Bulgarians’ nostalgia for communism fuels anti-EU rhetoric

In the run-up to the Bulgarian parliamentary and European elections on June 9, eurosceptic and pro-Kremlin parties attempt to win the minds of young Bulgarians, Euractiv reported.

Bulgarian history professors attempt to educate students about the dark side of the communist era, which is portrayed as a wonderful period in online disinformation operations.

According to a study conducted by the Institute for Global Analytics in Sofia, Bulgarian textbooks have continued to portray Russia in an idealized light and “gloss over the negative aspects” of its role since the late nineteenth century.

Bulgarian courses have only recently been amended to include more lessons about the Soviet era, and few teachers are implementing them.

However, some teachers are teaching kids about the forced labor camp on the Danube island of Belene, where thousands endured jail time and hundreds died.
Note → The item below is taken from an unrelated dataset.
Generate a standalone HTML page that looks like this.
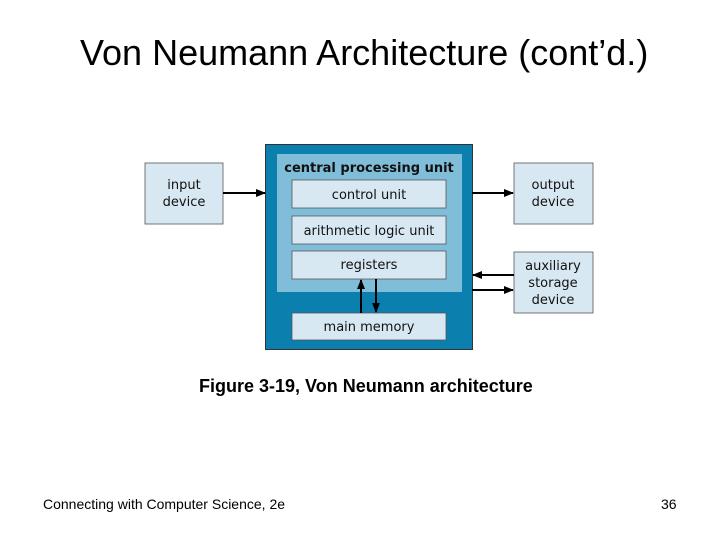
<!DOCTYPE html>
<html><head><style>
body{margin:0;width:720px;height:540px;background:#fff;font-family:"Liberation Sans",sans-serif;position:relative;overflow:hidden}
.t{position:absolute;white-space:nowrap}
</style></head><body>
<div class="t" style="left:80px;top:32px;font-size:36px;color:#000">Von Neumann Architecture (cont’d.)</div>
<svg width="720" height="540" style="position:absolute;left:0;top:0" font-family="DejaVu Sans, Liberation Sans, sans-serif">
<defs><marker id="a" markerWidth="10" markerHeight="10" refX="9" refY="5" orient="auto" markerUnits="userSpaceOnUse"><path d="M0,1 L10,5 L0,9 z" fill="#000"/></marker></defs>
<rect x="265.5" y="144.5" width="207" height="205" fill="#0b7fae" stroke="#333"/>
<rect x="277" y="154" width="185" height="138" fill="#80bdd8"/>
<text x="369" y="172" text-anchor="middle" font-size="13" font-weight="bold" fill="#111">central processing unit</text>
<g fill="#d8e8f2" stroke="#555" stroke-width="0.8">
<rect x="292" y="180" width="154" height="28"/>
<rect x="292" y="216" width="154" height="28"/>
<rect x="292" y="251" width="154" height="28"/>
<rect x="292" y="313" width="154" height="27"/>
<rect x="145" y="163" width="78" height="61"/>
<rect x="514" y="163" width="79" height="61"/>
<rect x="514" y="252" width="79" height="61"/>
</g>
<g font-size="13" fill="#111" text-anchor="middle">
<text x="369" y="199">control unit</text>
<text x="369" y="235">arithmetic logic unit</text>
<text x="369" y="269">registers</text>
<text x="369" y="331">main memory</text>
<text x="184" y="189">input</text><text x="184" y="206">device</text>
<text x="553" y="189">output</text><text x="553" y="206">device</text>
<text x="553" y="270">auxiliary</text><text x="553" y="287">storage</text><text x="553" y="304">device</text>
</g>
<g stroke="#000" stroke-width="2" marker-end="url(#a)">
<line x1="223" y1="193" x2="265" y2="193"/>
<line x1="472" y1="193" x2="513" y2="193"/>
<line x1="514" y1="275" x2="473" y2="275"/>
<line x1="472" y1="290" x2="513" y2="290"/>
<line x1="361" y1="313" x2="361" y2="280"/>
<line x1="376" y1="279" x2="376" y2="312"/>
</g>
</svg>
<div class="t" style="left:199px;top:376px;font-size:18px;font-weight:bold">Figure 3-19, Von Neumann architecture</div>
<div class="t" style="left:43px;top:496px;font-size:14px">Connecting with Computer Science, 2e</div>
<div class="t" style="left:661px;top:496px;font-size:14px">36</div>
</body></html>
Similar to the Soviet gulags, Bulgarian work camps were established to re-educate “enemies of the people” during totalitarian communist rule. Many regular individuals were jailed or vilified because they were raised in a “bourgeois” environment or expressed themselves incorrectly.

According to Euractiv, some teachers complain that the labor camps are still mostly unknown and hardly referenced in educational programs.

This is one of the reasons why the idea of the “Russian brothers” who aided Bulgaria “stubbornly persists,” according to Sofia-based Bulgarian history teacher Tsvetomira Antonova.

Bulgaria, an EU and NATO member with strong historical ties to Russia, nonetheless retains monuments honoring the Soviet era. Following protests against its destruction, the pedestal of a monument commemorating a Soviet soldier stays in Sofia.

According to a recent Ipsos survey done for Euronews in 18 European nations, Bulgaria is an “exceptional case” in terms of support for Russian dictator Putin: 37 percent of those surveyed said they had a “positive” impression of the Russian ruler.

During the electoral campaign, disinformation efforts against the European Union were common on social media, saying that the Union was harming Bulgaria’s identity.

Many Bulgarians still remember what they term the “good” Soviet existence before 1989. Many people believe that the country was one of the world’s top agricultural producers at the time, with a high level of innovation.

Tens of thousands of people post their ideas and praise songs on social media, and former dictator Todor Zhivkov’s statements are even available on TikTok.

For young people who did not see or learn anything about crimes on the totalitarian regime and Bulgaria’s transition to democracy, nostalgia for communism is a “funny way” of imagining the past, according to experts.

However, for older people, the absence of doctors in the EU’s poorest member state can be “really painful” because access to the healthcare system covered them better under the communist era.

“Many Bulgarians feel like inferior Europeans, and Russian propaganda is attempting to exploit these feelings by painting a distorted picture of the once prosperous Bulgaria,” Bulgarian sociologist Milena Yakimova, a member of the NGO Human and Social Studies Found, told AFP.